Une troisième attente importante est celle qui peut être fournie pour les transformations structurelles des environnements politique, administratif ou judiciaire ou pour les  investissements en infrastructures capables de consolider  le soubassement des économies africaines. En la matière, les Etats-Unis ont eu la plupart du temps une position très favorable aux changements mais sont peu intervenus pour la mise en œuvre de ceux-ci. Ils gardent en outre une position tranchée et dogmatique : celle-ci les conduit souvent à mal prendre en compte les contraintes locales et, en cas de difficultés, à être les premiers partenaires à stopper leurs actions  et les derniers à la reprendre. Le cas récent du Mali, où le programme du MCA a été brutalement arrêté dès le coup d’Etat de mars 2012 et n’a pas encore redémarré à la différence de la plupart des programmes d’aide, en est un bon exemple. Un changement d’approche serait opportun et logique, mais il semble très peu plausible en raison de l’obsession  de la « légitimité » que les Etats-Unis jugent à l’aune de leurs propres critères.

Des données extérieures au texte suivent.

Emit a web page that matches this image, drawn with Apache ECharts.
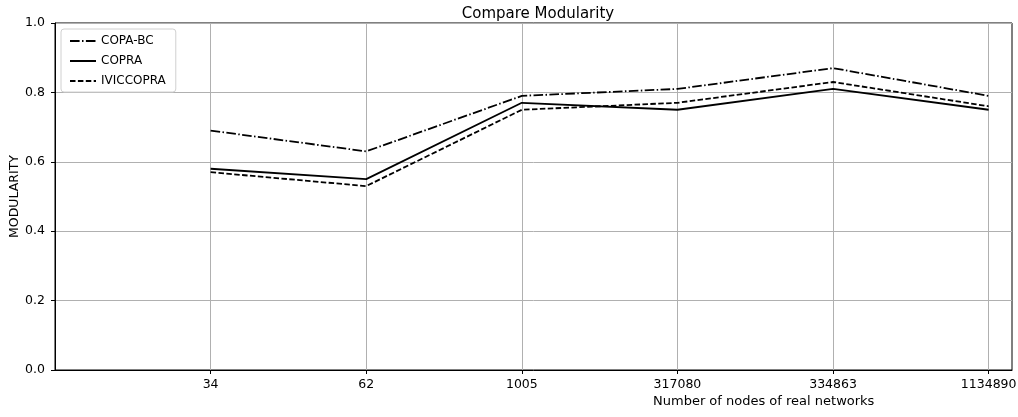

Obama ira-t-il à Dakar, sur ces points et sur quelques autres, au-delà de ce qui semble prévisible ? Les Africains eux-mêmes ont-ils encore autant besoin des Etats-Unis et autant de ferveur vis-à-vis d’Obama ? Dans une Afrique qui se met enfin à croire en sa chance, l’état d’esprit a en effet changé et les impatiences sont plus fortes. Les candidats au partenariat avec le continent se multiplient et des choix sont donc permis. Pourtant l’immensité des besoins qui restent à satisfaire doit inciter à rechercher tous les appuis et le renforcement de celui des Etas-Unis serait particulièrement bienvenu pour maintenir l’élan actuel.

Lors de son tout récent passage à Berlin, le Président américain ne semble pas avoir trouvé les sujets et le ton qu’avaient su retenir certains de ses illustres prédécesseurs et qui avaient rendu leurs voyages historiques. Sera-t-il mieux inspiré dans la capitale sénégalaise? Même si son discours est plus réaliste, il faut espérer qu’il fera encore rêver son public comme il avait su le faire à Accra il y a quatre ans. La détermination a souvent besoin du rêve pour prospérer.